Marion Pons Koch: Monstresses, Memory, and Future Visions
Among her creations, the painting La Grande Bleue from the Monstresses series holds particular significance, marking a moment of personal transition and creative affirmation. Produced during a period when she was gradually emerging from emotional difficulty, the work became a stabilizing force that reinforced her belief in the transformative potential of art. Executed in acrylic on canvas at a scale of 90 by 60 centimeters, the composition features a powerful creature occupying most of the pictorial space, asserting her presence without hesitation. The figure’s fleshy physicality conveys both vulnerability and strength, embodying an emotional state that resonates with the artist’s own experience at the time. Observing the painting take shape generated feelings of pride and protection, suggesting that the act of creation can function as a form of self reassurance as well as visual expression.
The chromatic choices in La Grande Bleue contribute to its distinctive atmosphere, combining dark tones with an unexpected softness that evokes melancholy and dreamlike intensity. This interplay of color enhances the fantastical dimension of the Monstresses project, which explores and subverts folkloric references alongside traditional female archetypes.
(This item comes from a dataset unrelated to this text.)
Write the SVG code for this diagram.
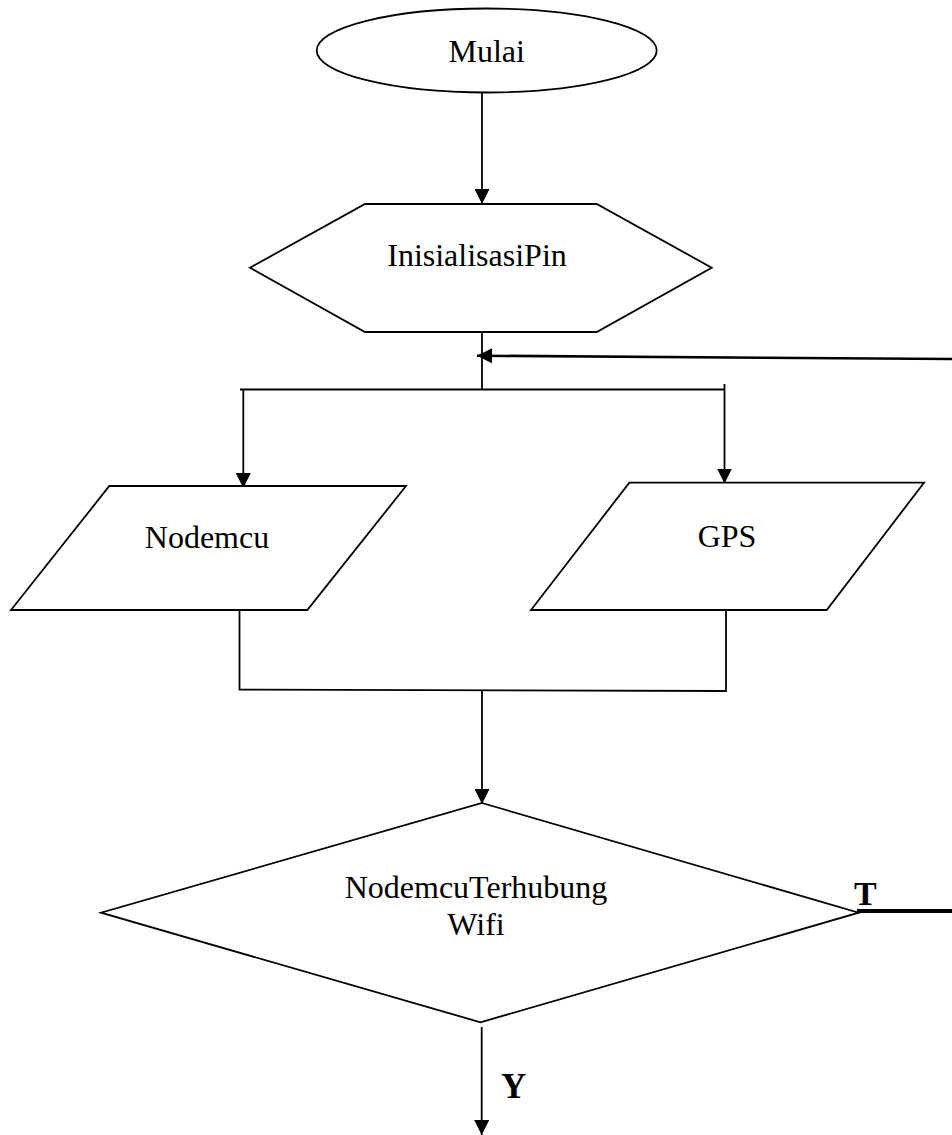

Conceived as an intimate bestiary or personal mythology, the series translates internal sensations into symbolic figures that inhabit ambiguous spaces between reality and imagination. Through these paintings, she examines how lived experiences can be reshaped through creative interpretation, offering viewers access to emotional landscapes that resist straightforward categorization. Each canvas becomes both a narrative fragment and a site of transformation, revealing the complex processes through which identity and memory are continuously renegotiated.
Her daily working rhythm reflects the same oscillation between intensity and reflection that characterizes her broader trajectory. Periods of near obsessive focus alternate with quieter phases dedicated to research, observation, and conceptual development. She values experimentation and embraces uncertainty, allowing projects to evolve organically through engagement with iconography, writing, reading, and graphic testing. Looking ahead, she intends to complete the Monstresses cycle as a cohesive ensemble of ten to fifteen paintings while simultaneously advancing new series. One photographic project addresses the mental health of adolescent girls confronting contemporary pressures and violence, conceived as a collaborative initiative that integrates their own images. Another ongoing exploration examines memory and transmission through fragmentary family histories, including the life of her maternal great grandmother who died in Algiers at thirty and the story of a paternal ancestor who changed identity at a similar age. These investigations into silence and missing narratives reaffirm her commitment to art that intertwines personal testimony with collective resonance.